2016 Legislation Information

In 2016, Florida voters approved several constitutional and statutory amendments that affect exemptions for seniors, first responders, homestead property, deployed servicemembers, land used for conservation, and the taxable status of solar or renewable energy source devices in Florida. The amendments create new opportunities for taxpayers to obtain tax relief or expand existing exemptions.

HB 7023 – Ad Valorem Tax Exemption for Deployed Servicemembers – Amends §196.173, Fla. Stat., to update the designated operations for which deployed servicemembers may qualify, extend the March 1 application deadline for qualifying deployments during 2014 and 2015 to June 1, 2016, and provide refund procedures for qualifying deployments during 2014 and 2015. The 17 qualifying operations and their effective dates are as follows:

(a) Operation Joint Task Force Bravo (1995)

(b) Operation Joint Guardian (06/12/1999)

(c) Operation Noble Eagle (09/15/2001)

(d) Operations in the Balkans (2004)

(e) Operation Nomad Shadow (2007)

(f) Operation U. S. Airstrikes Al Qaeda in Somalia (01/2007)

(g) Operation Juniper Shield (02/2007)

(h) Operation Copper Dune (2009)

(i) Operation Georgia Deployment Program (08/2009)

(j) Operation Spartan Shield (06/2011)

(k) Operation Observant Compass (10/2011)

(l) Operation Martillo (01/2012)

(m) Operation Inherent Resolve (08/2014)

(n) Operation Atlantic Resolve (04/2014)

(o) Operation Freedom's Sentinel (01/01/2015)

(p) Operation Resolute Support (01/2015)

(q) Operation Pacific Eagle (09/2017)

Amendment 5 was approved by voters in the general election. The amendment allows cities and counties to extend a tax exemption for certain senior, low-income, long-term residents, if the value of their home grows beyond the $250,000 cap already on the books. It takes effect January 1, 2017, and applies retroactively to exemptions granted before January 1, 2017. The benefits under Amendment 5 are currently not available to seniors in Lee County. In order for it to apply locally, the amendment must first be authorized by a city or the county.
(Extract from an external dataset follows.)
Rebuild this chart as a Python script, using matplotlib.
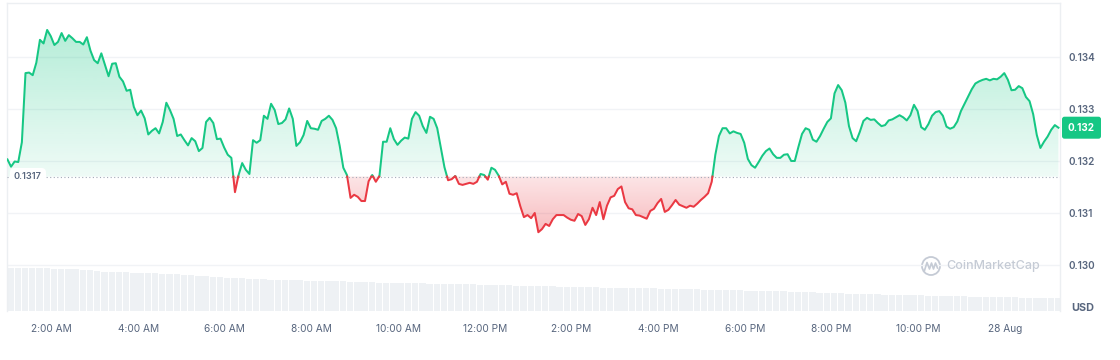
import numpy as np
import pandas as pd
import matplotlib
matplotlib.use("Agg")
import matplotlib.pyplot as plt
import matplotlib.transforms as mtransforms
from matplotlib.path import Path
from matplotlib.patches import Ellipse
from matplotlib.lines import Line2D
from matplotlib.colors import to_rgb

plt.rcParams['font.family'] = ['Inter', 'DejaVu Sans']

# ---------------- data ----------------
start_time = "2024-08-27 00:59"
step_minutes = 5
prices = [
    0.13203, 0.13189, 0.13199, 0.13198, 0.13236, 0.13369, 0.13370, 0.13365, 0.13389, 0.13433,
    0.13426, 0.13452, 0.13440, 0.13423, 0.13429, 0.13446, 0.13431, 0.13442, 0.13436, 0.13429,
    0.13429, 0.13424, 0.13438, 0.13412, 0.13394, 0.13388, 0.13407, 0.13385, 0.13363, 0.13387,
    0.13388, 0.13362, 0.13353, 0.13335, 0.13337, 0.13304, 0.13288, 0.13297, 0.13282, 0.13251,
    0.13258, 0.13263, 0.13253, 0.13275, 0.13312, 0.13298, 0.13281, 0.13248, 0.13251, 0.13240,
    0.13230, 0.13244, 0.13238, 0.13219, 0.13225, 0.13275, 0.13283, 0.13273, 0.13242, 0.13243,
    0.13226, 0.13212, 0.13206, 0.13140, 0.13173, 0.13196, 0.13183, 0.13175, 0.13240, 0.13235,
    0.13240, 0.13287, 0.13281, 0.13310, 0.13298, 0.13271, 0.13273, 0.13280, 0.13301, 0.13281,
    0.13229, 0.13236, 0.13250, 0.13277, 0.13263, 0.13262, 0.13260, 0.13277, 0.13281, 0.13287,
    0.13279, 0.13263, 0.13229, 0.13187, 0.13173, 0.13129, 0.13135, 0.13131, 0.13123, 0.13123,
    0.13161, 0.13173, 0.13160, 0.13171, 0.13237, 0.13237, 0.13263, 0.13242, 0.13231, 0.13239,
    0.13245, 0.13243, 0.13281, 0.13294, 0.13287, 0.13267, 0.13254, 0.13285, 0.13281, 0.13263,
    0.13225, 0.13188, 0.13163, 0.13165, 0.13171, 0.13156, 0.13154, 0.13156, 0.13158, 0.13156,
    0.13160, 0.13175, 0.13173, 0.13164, 0.13187, 0.13183, 0.13172, 0.13155, 0.13160, 0.13137,
    0.13135, 0.13138, 0.13113, 0.13092, 0.13096, 0.13090, 0.13100, 0.13063, 0.13069, 0.13079,
    0.13075, 0.13088, 0.13096, 0.13096, 0.13096, 0.13091, 0.13087, 0.13085, 0.13098, 0.13094,
    0.13077, 0.13088, 0.13110, 0.13096, 0.13121, 0.13088, 0.13114, 0.13130, 0.13133, 0.13146,
    0.13151, 0.13121, 0.13109, 0.13107, 0.13096, 0.13095, 0.13092, 0.13089, 0.13104, 0.13108,
    0.13119, 0.13127, 0.13102, 0.13106, 0.13115, 0.13125, 0.13116, 0.13113, 0.13110, 0.13114,
    0.13112, 0.13118, 0.13125, 0.13131, 0.13138, 0.13160, 0.13212, 0.13248, 0.13263, 0.13263,
    0.13253, 0.13257, 0.13254, 0.13252, 0.13235, 0.13204, 0.13192, 0.13187, 0.13198, 0.13210,
    0.13219, 0.13224, 0.13213, 0.13206, 0.13206, 0.13212, 0.13213, 0.13200, 0.13200, 0.13227,
    0.13252, 0.13263, 0.13260, 0.13241, 0.13237, 0.13248, 0.13262, 0.13275, 0.13282, 0.13330,
    0.13346, 0.13336, 0.13312, 0.13267, 0.13244, 0.13238, 0.13256, 0.13277, 0.13283, 0.13279,
    0.13280, 0.13273, 0.13267, 0.13269, 0.13278, 0.13280, 0.13284, 0.13288, 0.13284, 0.13278,
    0.13288, 0.13308, 0.13296, 0.13265, 0.13260, 0.13271, 0.13287, 0.13294, 0.13296, 0.13287,
    0.13266, 0.13262, 0.13265, 0.13276, 0.13296, 0.13310, 0.13324, 0.13338, 0.13349, 0.13353,
    0.13356, 0.13358, 0.13355, 0.13358, 0.13357, 0.13362, 0.13369, 0.13356, 0.13336, 0.13337,
    0.13344, 0.13340, 0.13323, 0.13315, 0.13290, 0.13250, 0.13225, 0.13237, 0.13247, 0.13260,
    0.13269, 0.13264,
]
ref_price = 0.1317
ref_label = "0.1317"
last_price_label = "0.132"

vol_start_time = "2024-08-27 00:59"
vol_step_minutes = 10
volumes = [
    128, 128, 128, 128, 128, 128, 127, 125, 125, 125, 123, 122, 120, 118, 118, 117, 116, 115, 114, 113,
    113, 112, 111, 110, 108, 107, 106, 105, 103, 101, 100, 99, 98, 97, 96, 95, 94, 93, 93, 93,
    92, 91, 91, 90, 89, 89, 89, 88, 88, 87, 86, 85, 85, 85, 84, 84, 83, 83, 82, 82,
    82, 81, 81, 80, 80, 79, 79, 78, 78, 77, 76, 76, 75, 75, 74, 74, 73, 73, 72, 72,
    71, 71, 70, 70, 70, 69, 69, 69, 68, 68, 67, 67, 66, 66, 65, 65, 64, 64, 63, 63,
    62, 62, 61, 61, 60, 60, 59, 59, 58, 57, 56, 56, 55, 54, 54, 53, 52, 52, 51, 51,
    50, 49, 49, 48, 48, 47, 47, 46, 46, 45, 45, 44, 44, 43, 43, 42, 42, 42, 41, 41,
    40, 40, 40, 39, 39, 39,
]

ytick_values = [0.130, 0.131, 0.132, 0.133, 0.134]
ytick_labels = ["0.130", "0.131", "0.132", "0.133", "0.134"]
xtick_times = ["2024-08-27 02:00", "2024-08-27 04:00", "2024-08-27 06:00", "2024-08-27 08:00",
               "2024-08-27 10:00", "2024-08-27 12:00", "2024-08-27 14:00", "2024-08-27 16:00",
               "2024-08-27 18:00", "2024-08-27 20:00", "2024-08-27 22:00", "2024-08-28 00:00"]
xtick_labels = ["2:00 AM", "4:00 AM", "6:00 AM", "8:00 AM", "10:00 AM", "12:00 PM",
                "2:00 PM", "4:00 PM", "6:00 PM", "8:00 PM", "10:00 PM", "28 Aug"]

# ---------------- helpers ----------------
GREEN = "#16c784"
RED = "#ea3943"
TXT = "#58667e"
origin = pd.Timestamp("2024-08-27")


def to_hours(ts):
    return np.asarray((pd.DatetimeIndex(ts) - origin) / pd.Timedelta(hours=1), dtype=float)


times = pd.date_range(start_time, periods=len(prices), freq=f"{step_minutes}min")
xh = to_hours(times)
yp = np.asarray(prices, dtype=float)

vol_times = pd.date_range(vol_start_time, periods=len(volumes), freq=f"{vol_step_minutes}min")
vh = to_hours(vol_times)

# insert crossing points with the reference level
xs, ys = [xh[0]], [yp[0]]
for i in range(len(xh) - 1):
    y0, y1 = yp[i], yp[i + 1]
    if (y0 - ref_price) * (y1 - ref_price) < 0:
        t = (ref_price - y0) / (y1 - y0)
        xs.append(xh[i] + t * (xh[i + 1] - xh[i]))
        ys.append(ref_price)
    xs.append(xh[i + 1])
    ys.append(y1)
xs = np.array(xs)
ys = np.array(ys)
eps = 1e-12
above = np.where(ys >= ref_price - eps, ys, np.nan)
below = np.where(ys <= ref_price + eps, ys, np.nan)

# ---------------- figure ----------------
W, H = 1120, 360
fig = plt.figure(figsize=(W / 100, H / 100), dpi=100)
fig.patch.set_facecolor("white")
ax_l, ax_r, ax_t, ax_b = 7, 1060, 3, 311
ax = fig.add_axes([ax_l / W, 1 - ax_b / H, (ax_r - ax_l) / W, (ax_b - ax_t) / H])
ax2 = ax.twinx()

XLIM = (0.9735, 25.269)
YLIM = (0.129115, 0.135038)

# volume bars
ax2.bar(vh, volumes, width=vol_step_minutes / 60 * 0.88, align="edge",
        color="#eef1f4", linewidth=0)
ax2.set_ylim(0, 924)
ax2.set_yticks([])
for s in ax2.spines.values():
    s.set_visible(False)

ax.set_zorder(ax2.get_zorder() + 1)
ax.patch.set_visible(False)

# gradient fills
def gradient_fill(mask_where, color, a_top, a_bot, y_bot, y_top):
    coll = ax.fill_between(xs, ys, ref_price, where=mask_where, interpolate=True,
                           facecolor="none", edgecolor="none")
    paths = coll.get_paths()
    comp = Path.make_compound_path(*paths)
    rgb = to_rgb(color)
    n = 256
    arr = np.zeros((n, 1, 4))
    arr[:, :, :3] = rgb
    arr[:, 0, 3] = np.linspace(a_top, a_bot, n)
    im = ax.imshow(arr, extent=[XLIM[0], XLIM[1], y_bot, y_top], origin="upper",
                   aspect="auto", interpolation="bilinear", zorder=1)
    im.set_clip_path(comp, transform=ax.transData)

gradient_fill(ys >= ref_price - eps, GREEN, 0.36, 0.07, ref_price, YLIM[1])
gradient_fill(ys <= ref_price + eps, RED, 0.13, 0.34, yp.min(), ref_price)

ax.plot(xs, above, color=GREEN, lw=1.45, zorder=4, solid_joinstyle="round")
ax.plot(xs, below, color=RED, lw=1.45, zorder=4, solid_joinstyle="round")

ax.axhline(ref_price, color="#a3aab8", lw=0.8, ls=(0, (1, 2.2)), zorder=3)

ax.set_xlim(*XLIM)
ax.set_ylim(*YLIM)

# axes styling
ax.yaxis.tick_right()
ax.set_yticks(ytick_values)
ax.set_yticklabels(ytick_labels, fontsize=7.2, color=TXT, fontweight="semibold")
ax.tick_params(axis="y", length=0, pad=6)
ax.set_xticks(to_hours(xtick_times))
ax.set_xticklabels(xtick_labels, fontsize=7.3, color=TXT)
ax.tick_params(axis="x", length=0, pad=9)
ax.grid(axis="y", color="#f1f3f6", lw=1, zorder=0)
ax.set_axisbelow(True)
for side in ["left", "top", "right"]:
    ax.spines[side].set_color("#eceff2")
    ax.spines[side].set_linewidth(1)
ax.spines["bottom"].set_visible(False)

# reference label
blend = mtransforms.blended_transform_factory(ax.transAxes, ax.transData)
ax.text(7 / (ax_r - ax_l), ref_price, ref_label, transform=blend, ha="left", va="center",
        fontsize=6.6, color=TXT, fontweight="semibold", zorder=6,
        bbox=dict(boxstyle="round,pad=0.45,rounding_size=0.5", fc="white", ec="none"))

# current price badge
ax.text(1 + 8 / (ax_r - ax_l), yp[-1], last_price_label, transform=blend, ha="left",
        va="center", fontsize=7.2, color="white", fontweight="bold", zorder=6, clip_on=False,
        bbox=dict(boxstyle="round,pad=0.6,rounding_size=0.25", fc=GREEN, ec="none"))

fig.text(1083 / W, 1 - 308 / H, "USD", ha="center", va="center", fontsize=7.8,
         fontweight="bold", color=TXT)

# watermark
wm = "#c5cbd5"
fig.text(946 / W, 1 - 266 / H, "CoinMarketCap", ha="left", va="center", fontsize=9,
         color=wm, fontweight="medium")
fig.add_artist(Ellipse((931 / W, 1 - 266 / H), 18 / W, 18 / H, fill=False, ec=wm, lw=1.3))
wx = np.array([924.5, 927, 929.5, 931.5, 933.5, 935.5, 937.5])
wy = np.array([270.5, 262.5, 269, 263, 269, 263, 268])
fig.add_artist(Line2D(wx / W, 1 - wy / H, color=wm, lw=1.2, solid_joinstyle="round"))

fig.savefig("out.png", dpi=100, facecolor="white")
Amendment 4 was approved by voters in the August primary election. It provides that solar or renewable energy source devices installed on properties used for commercial purposes is exempt from Florida’s tangible personal property tax. The changes also authorize the legislature to prohibit consideration of this equipment in assessing the value of real property (residential or commercial) for ad valorem taxation purposes. This amendment takes effect January 1, 2018, and expires on December 31, 2037. It is not self-executing, meaning it will not become effective until the Legislature enacts the implementing language. (A bill is currently pending that would implement the amendment.)

Amendment 3 creates a tax exemption from ad valorem taxes assessed on homesteaded property owned by first responders (firefighters, law enforcement and correctional officers) who are totally and permanently disabled as a result of an injury sustained in the line of duty. It takes effect January 1, 2017 and also is not self-executing; it will not become effective until the Legislature enacts the implementing language.

CS/SB 190 provides that once an original application for an ad valorem tax exemption for property subject to a perpetual conservation easement has been granted, the property owner is not required to file a renewal application until the use of the property no longer complies with the restrictions and requirements of the conservation easement.